My sister was telling me how much I helped her when cancer had her down.
I didn't do most of the hard work in helping her. I was just there, mostly.
But my being there was important. I could figure out what she needed when others couldn't, among other things.
Going to help her helped me in intangible but important ways. But if I had gone to help her with the intention of helping myself, I would probably have ended up helping no one.
Essentially, the doctors had given her less than a month to live. I was able to figure out things she could eat. (... with help from God, but, if I say that out loud, people will think I'm a nutcase and dismiss what I'm saying here as the rantings of a lunatic. That they are the rantings of a lunatic is irrelevant.)
With (just barely) enough nutrition, her body was able to fight off the secondary infections, and the cancer surgery was successful. She has now been in remission for several years.
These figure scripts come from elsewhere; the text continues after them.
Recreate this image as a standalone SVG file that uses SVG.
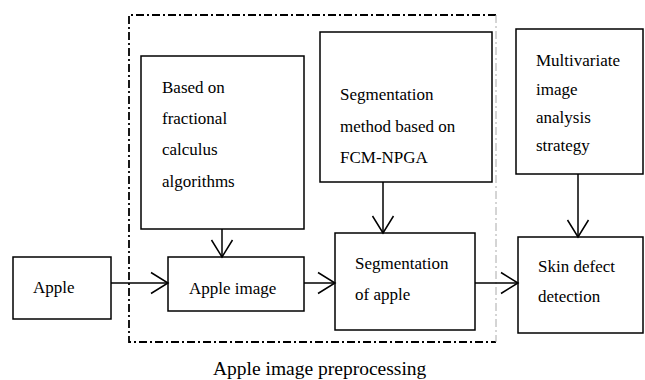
<svg xmlns="http://www.w3.org/2000/svg" width="645" height="380" viewBox="0 0 645 380">
  <style>
    .box { fill: #fff; stroke: #000; stroke-width: 1.5; }
    .lbl { font-family: "Liberation Serif", "Times New Roman", serif; font-size: 17px; fill: #000; }
    .cap { font-family: "Liberation Serif", "Times New Roman", serif; font-size: 19.5px; fill: #000; }
    .edge { fill: none; stroke: #000; stroke-width: 1.5; }
    .frame { fill: none; stroke: #000; stroke-width: 1.8; stroke-dasharray: 8 3 2 3; }
    .frame-r { fill: none; stroke: #aaa; stroke-width: 1; stroke-dasharray: 8 3 2 3; }
  </style>
  <defs>
    <marker id="arrow" viewBox="-18 -12 20 24" refX="0" refY="0" markerWidth="20" markerHeight="24" markerUnits="userSpaceOnUse" orient="auto">
      <path d="M-17,-10.5 L0,0 L-17,10.5" fill="none" stroke="#000" stroke-width="1.5"/>
    </marker>
  </defs>
  <rect width="645" height="380" fill="#fff"/>

  <!-- preprocessing frame -->
  <g id="preprocessing">
    <path class="frame" d="M496,15 H129 V342 H496"/>
    <path class="frame-r" d="M496,15 V342"/>
    <text class="cap" x="213" y="375">Apple image preprocessing</text>
  </g>

  <g id="apple">
    <rect class="box" x="13" y="257" width="98" height="62"/>
    <text class="lbl" x="33" y="293">Apple</text>
  </g>

  <g id="fractional">
    <rect class="box" x="141" y="56" width="163" height="173"/>
    <text class="lbl" x="162" y="93">Based on</text>
    <text class="lbl" x="162" y="124">fractional</text>
    <text class="lbl" x="162" y="155">calculus</text>
    <text class="lbl" x="162" y="187">algorithms</text>
  </g>

  <g id="apple-image">
    <rect class="box" x="168" y="257" width="136" height="54"/>
    <text class="lbl" x="189" y="294">Apple image</text>
  </g>

  <g id="fcm-npga">
    <rect class="box" x="320" y="32" width="172" height="150"/>
    <text class="lbl" x="340" y="100">Segmentation</text>
    <text class="lbl" x="340" y="132">method based on</text>
    <text class="lbl" x="340" y="163">FCM-NPGA</text>
  </g>

  <g id="segmentation">
    <rect class="box" x="335" y="233" width="140" height="97"/>
    <text class="lbl" x="355" y="269">Segmentation</text>
    <text class="lbl" x="355" y="300">of apple</text>
  </g>

  <g id="multivariate">
    <rect class="box" x="516" y="29" width="127" height="145"/>
    <text class="lbl" x="536" y="66">Multivariate</text>
    <text class="lbl" x="536" y="95">image</text>
    <text class="lbl" x="536" y="123">analysis</text>
    <text class="lbl" x="536" y="151">strategy</text>
  </g>

  <g id="skin-defect">
    <rect class="box" x="518" y="237" width="125" height="96"/>
    <text class="lbl" x="538" y="272">Skin defect</text>
    <text class="lbl" x="538" y="302">detection</text>
  </g>

  <g id="connectors">
    <path class="edge" d="M111,283 H168" marker-end="url(#arrow)"/>
    <path class="edge" d="M222,229 V257" marker-end="url(#arrow)"/>
    <path class="edge" d="M304,283 H335" marker-end="url(#arrow)"/>
    <path class="edge" d="M383,182 V233" marker-end="url(#arrow)"/>
    <path class="edge" d="M475,283 H518" marker-end="url(#arrow)"/>
    <path class="edge" d="M578,174 V237" marker-end="url(#arrow)"/>
  </g>
</svg>
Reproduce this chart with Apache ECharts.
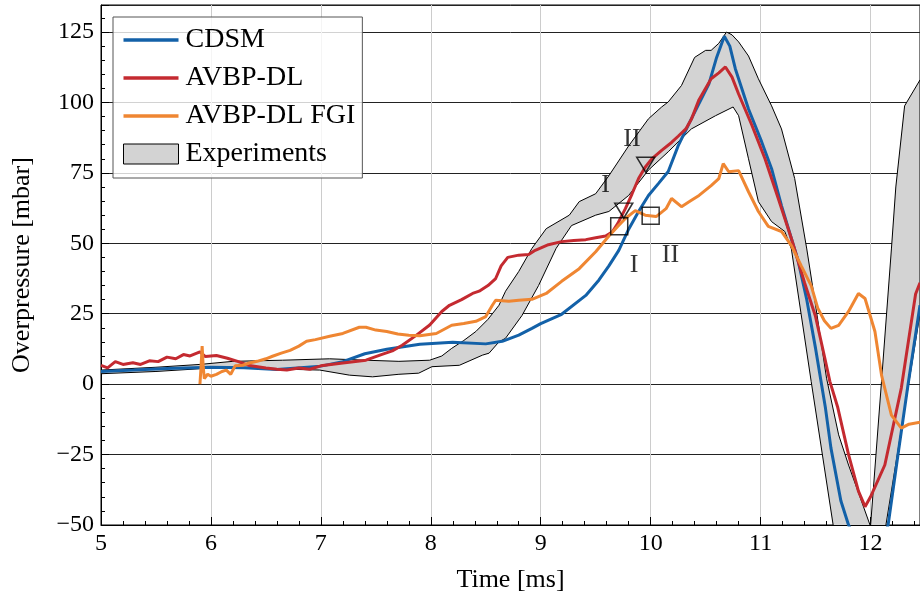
<!DOCTYPE html>
<html>
<head>
<meta charset="utf-8">
<script src="https://cdn.jsdelivr.net/npm/echarts@6/dist/echarts.min.js"></script>
<style>
html,body{margin:0;padding:0;background:#fff;}
#chart{width:920px;height:598px;}
</style>
</head>
<body>
<div id="chart"></div>
<script>
// values, [time ms, overpressure mbar]
var cdsm = [[5.0,4.5],[5.3,5.0],[5.6,5.6],[6.0,6.0],[6.3,5.8],[6.6,5.2],[7.0,6.4],[7.2,8.0],[7.4,10.8],[7.6,12.4],[7.9,14.2],[8.2,14.9],[8.5,14.3],[8.65,15.2],[8.8,17.4],[8.92,19.8],[9.0,21.5],[9.19,24.8],[9.41,31.5],[9.53,37],[9.62,42],[9.71,47.5],[9.8,55],[9.89,61.3],[9.98,67],[10.07,71.2],[10.16,75.5],[10.25,84.6],[10.37,94.2],[10.53,106.6],[10.6,116],[10.67,123.5],[10.72,120],[10.77,112],[10.89,97.7],[11.01,86],[11.1,76.5],[11.19,63.4],[11.28,51.7],[11.34,44],[11.42,30],[11.5,12.7],[11.59,-8.5],[11.64,-22.7],[11.73,-41.4],[11.8,-50],[11.95,-62],[12.05,-62],[12.16,-50],[12.25,-25],[12.34,-0.5],[12.45,28]];

var avbpDl = [[5.0,6.7],[5.06,5.8],[5.13,8.0],[5.2,7.0],[5.29,7.6],[5.36,7.0],[5.44,8.3],[5.52,8.0],[5.6,9.6],[5.68,9.0],[5.75,10.5],[5.81,10.0],[5.9,11.5],[5.95,9.8],[6.05,10.2],[6.15,9.2],[6.25,8.0],[6.35,6.6],[6.5,5.7],[6.6,5.3],[6.69,5.0],[6.8,5.7],[6.9,5.3],[7.0,6.5],[7.2,7.5],[7.41,8.5],[7.55,10.5],[7.65,11.8],[7.74,13.8],[7.87,17.4],[7.99,21],[8.1,25.8],[8.17,28],[8.28,30],[8.38,32.2],[8.44,33],[8.52,35],[8.59,37.5],[8.64,42],[8.7,45],[8.8,45.8],[8.89,46],[8.95,47.5],[9.07,49.5],[9.19,50.6],[9.3,51],[9.41,51.3],[9.5,52],[9.59,52.6],[9.65,54],[9.7,57],[9.77,62.3],[9.83,67.5],[9.89,73],[9.95,77],[10.01,80],[10.1,83],[10.19,85.8],[10.25,88],[10.32,90.6],[10.37,94],[10.44,101],[10.55,108.4],[10.62,110.5],[10.68,112.6],[10.74,109],[10.8,103],[10.92,92],[11.04,80],[11.16,66],[11.28,51.7],[11.4,36],[11.5,24],[11.58,10],[11.63,1],[11.7,-8],[11.8,-25],[11.89,-38],[11.95,-43.5],[12.0,-40],[12.13,-28.7],[12.28,-1.4],[12.41,32],[12.45,36]];

var avbpFgi = [[5.9,0],[5.91,6],[5.92,13.5],[5.93,6],[5.94,2],[5.97,3.5],[6.0,2.8],[6.05,3.5],[6.1,4.5],[6.14,5],[6.18,3.5],[6.22,6.5],[6.29,6.7],[6.35,7.5],[6.42,8.1],[6.5,9],[6.56,9.9],[6.64,11],[6.72,12],[6.8,13.5],[6.87,15.2],[6.95,15.8],[7.08,17],[7.2,18],[7.35,20.2],[7.41,20.2],[7.5,19.2],[7.6,18.7],[7.7,17.8],[7.8,17.4],[7.9,17.2],[8.05,18],[8.19,20.9],[8.3,21.5],[8.41,22.3],[8.5,24],[8.56,28],[8.59,29.8],[8.71,29.4],[8.8,29.8],[8.92,30.1],[9.05,32.2],[9.19,36.5],[9.35,41],[9.5,47],[9.62,52.6],[9.7,56],[9.77,58.8],[9.86,61.6],[9.95,60],[10.05,59.5],[10.14,62.3],[10.19,65.9],[10.28,63],[10.36,65],[10.44,67],[10.55,70.5],[10.62,73],[10.66,78.3],[10.71,75.4],[10.8,75.8],[10.89,68.3],[10.98,61.3],[11.07,56],[11.19,54.2],[11.28,49.2],[11.37,42],[11.46,35],[11.52,27],[11.58,22.5],[11.64,19.8],[11.71,20.9],[11.8,25.8],[11.89,32.2],[11.95,30.4],[12.04,18.7],[12.1,3.2],[12.19,-11],[12.28,-15.6],[12.35,-14.2],[12.45,-13.5]];

var expUpper = [[5.0,5],[5.5,6],[5.9,7],[6.2,8.1],[6.65,8.5],[7.08,9],[7.41,8.5],[7.71,8.1],[7.99,8.5],[8.1,10],[8.19,12.7],[8.3,15.5],[8.41,18.7],[8.52,23],[8.62,28],[8.68,33],[8.8,40],[8.92,48.2],[9.05,55.2],[9.26,60],[9.35,64.8],[9.5,67.6],[9.62,74],[9.8,84.6],[9.98,94.2],[10.1,98.4],[10.16,100.2],[10.28,106],[10.4,116],[10.5,118.5],[10.55,118.5],[10.62,121],[10.69,125],[10.74,124],[10.8,121.5],[10.89,116.5],[10.98,108.4],[11.1,98.8],[11.19,90.6],[11.31,73],[11.42,48],[11.5,28],[11.6,2.1],[11.71,-18],[11.8,-28.7],[12.0,-50.5],[12.1,1],[12.19,48],[12.23,70],[12.31,98.8],[12.45,108]];

var expLower = [[5.0,3.7],[5.5,4.5],[5.99,5.7],[6.5,5.5],[6.99,5],[7.26,3.2],[7.47,2.6],[7.71,3.5],[7.89,3.9],[8.01,6.2],[8.26,6.7],[8.47,10.3],[8.53,11],[8.62,15],[8.68,16.3],[8.83,24.4],[8.98,35],[9.14,48.2],[9.28,56.3],[9.5,60],[9.62,61.3],[9.8,67],[9.98,76],[10.16,82.5],[10.37,90.6],[10.59,95.3],[10.75,98.4],[10.8,95.3],[10.89,80],[10.98,64.8],[11.1,57.7],[11.22,54.2],[11.28,48],[11.46,1],[11.66,-50],[11.9,-80],[12.14,-50],[12.45,25]];

var triMarks = [[9.755,61.6],[9.955,77.9]];
var sqMarks = [[9.714,56.1],[10.0,59.8]];
var markLabels = [[9.59,70.5,'I'],[9.83,87.1,'II'],[9.85,42.1,'I'],[10.18,45.7,'II']];

var FONT = 'Liberation Serif';
var LINE_ICON = 'path://M0,0H55V3.4H0Z';
var chart = echarts.init(document.getElementById('chart'));

function lineSeries(name, data, color) {
  return {
    name: name, type: 'line', data: data, symbol: 'none', z: 3,
    lineStyle: {color: color, width: 3}, itemStyle: {color: color}
  };
}

chart.setOption({
  animation: false,
  grid: {left: 101, top: 5, right: -2, bottom: 71, show: true, borderColor: '#000', borderWidth: 1},
  legend: {
    orient: 'vertical', left: 113, top: 17,
    itemWidth: 55, itemHeight: 20, itemGap: 10,
    padding: [9, 7, 10, 10],
    symbolKeepAspect: true,
    backgroundColor: 'rgba(255,255,255,0.8)', borderColor: '#555', borderWidth: 1,
    textStyle: {fontFamily: FONT, fontSize: 28, color: '#000', padding: [0, 0, 0, 2]},
    data: [
      {name: 'CDSM', icon: LINE_ICON},
      {name: 'AVBP-DL', icon: LINE_ICON},
      {name: 'AVBP-DL FGI', icon: LINE_ICON},
      {name: 'Experiments', icon: 'rect', itemStyle: {color: '#d3d3d3', borderColor: '#000', borderWidth: 1}}
    ]
  },
  xAxis: {
    type: 'value', min: 5, max: 12.45, interval: 1,
    name: 'Time [ms]', nameLocation: 'middle', nameGap: 42,
    nameTextStyle: {fontFamily: FONT, fontSize: 26, color: '#000'},
    axisLine: {onZero: false, lineStyle: {color: '#000', width: 1}},
    axisTick: {inside: true, length: 8, lineStyle: {color: '#000'}},
    minorTick: {show: true, splitNumber: 5, length: 4, lineStyle: {color: '#000'}},
    axisLabel: {fontFamily: FONT, fontSize: 24, color: '#000', margin: 7, showMaxLabel: false},
    splitLine: {show: true, lineStyle: {color: '#cccccc', width: 1}}
  },
  yAxis: {
    type: 'value', min: -50, max: 134.6, interval: 25,
    name: 'Overpressure [mbar]', nameLocation: 'middle', nameGap: 66, nameRotate: 90,
    nameTextStyle: {fontFamily: FONT, fontSize: 26, color: '#000'},
    axisLine: {show: true, onZero: false, lineStyle: {color: '#000', width: 1}},
    axisTick: {show: true, inside: true, length: 8, lineStyle: {color: '#000'}},
    minorTick: {show: true, splitNumber: 5, length: 4, lineStyle: {color: '#000'}},
    axisLabel: {
      fontFamily: FONT, fontSize: 24, color: '#000', margin: 7, showMaxLabel: false,
      formatter: function (v) { return String(v).replace('-', '\u2212'); }
    },
    splitLine: {show: true, lineStyle: {color: '#222', width: 1}}
  },
  series: [
    {
      name: 'Experiments', type: 'custom', z: 1,
      itemStyle: {color: '#d3d3d3'},
      data: [[5, 0]], encode: {x: 0, y: 1},
      renderItem: function (params, api) {
        var pts = [];
        expUpper.forEach(function (p) { pts.push(api.coord(p)); });
        for (var i = expLower.length - 1; i >= 0; i--) pts.push(api.coord(expLower[i]));
        var cs = params.coordSys;
        return {
          type: 'group',
          clipPath: {type: 'rect', shape: {x: cs.x, y: cs.y, width: cs.width, height: cs.height}},
          children: [{
            type: 'polygon', shape: {points: pts},
            style: {fill: '#d3d3d3', stroke: '#000', lineWidth: 1}
          }]
        };
      }
    },
    lineSeries('CDSM', cdsm, '#1361a8'),
    lineSeries('AVBP-DL', avbpDl, '#c42a30'),
    lineSeries('AVBP-DL FGI', avbpFgi, '#ef8632'),
    {
      name: 'marks-tri', type: 'scatter', data: triMarks, z: 6,
      symbol: 'triangle', symbolRotate: 180, symbolSize: [18, 15],
      itemStyle: {color: 'rgba(0,0,0,0)', borderColor: '#000', borderWidth: 1.5}
    },
    {
      name: 'marks-sq', type: 'scatter', data: sqMarks, z: 6,
      symbol: 'rect', symbolSize: 17,
      itemStyle: {color: 'rgba(0,0,0,0)', borderColor: '#000', borderWidth: 1.5}
    },
    {
      name: 'marks-txt', type: 'scatter', data: markLabels, z: 6,
      symbolSize: 1, itemStyle: {color: 'rgba(0,0,0,0)'},
      label: {
        show: true, position: 'inside', fontFamily: FONT, fontSize: 26, color: '#000',
        formatter: function (p) { return p.value[2]; }
      }
    }
  ]
});
</script>
</body>
</html>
I really needed to get out of the computer industry at the time, and going to help her helped me to start taking the steps to do so.
This is an example of a couple of the reasons why government programs are not the solution to our really difficult problems.
None of what my sister and I dealt with fits the rules that institutions have to follow. We had to behave as individuals, not as social automata.
We had to have each other's well-being at high priority, and government institutions can't deal with that. They can only deal with things that they can depend on, which requires them to assume self-interest first.
Self-interest is not too evil if it is at least enlightened and moderated by the recognition that unbounded greed is self-destructive.
Self-interest is a good thing when it is enlightened by the principle that we are all raised up a bit when any one of us rises, and by the principle that long-lasting improvements are obtained by different means than the next-big-thing.
We cannot help ourselves if we don't help others.
We cannot succeed in helping others if our goal is our own immediate gain. Nor can we succeed if we insist on helping them by our rules. (It's the same thing, but it's easy to fool ourselves into believing we are helping when we are only trying to help them be like we think we ought to be. [And I meant that last "we". One reason we want others to be what we want them to be is that we are not what we want to be.])
But we can help others -- if we really have their well-being as our goal.
And if we help others, if we are really interested in helping them and not just pushing our own agendas and ideals on them, the good things we do come back to us.
What does this have to do with politics?
No political platform can address this kind of thing when the candidates want to win more than they want to serve.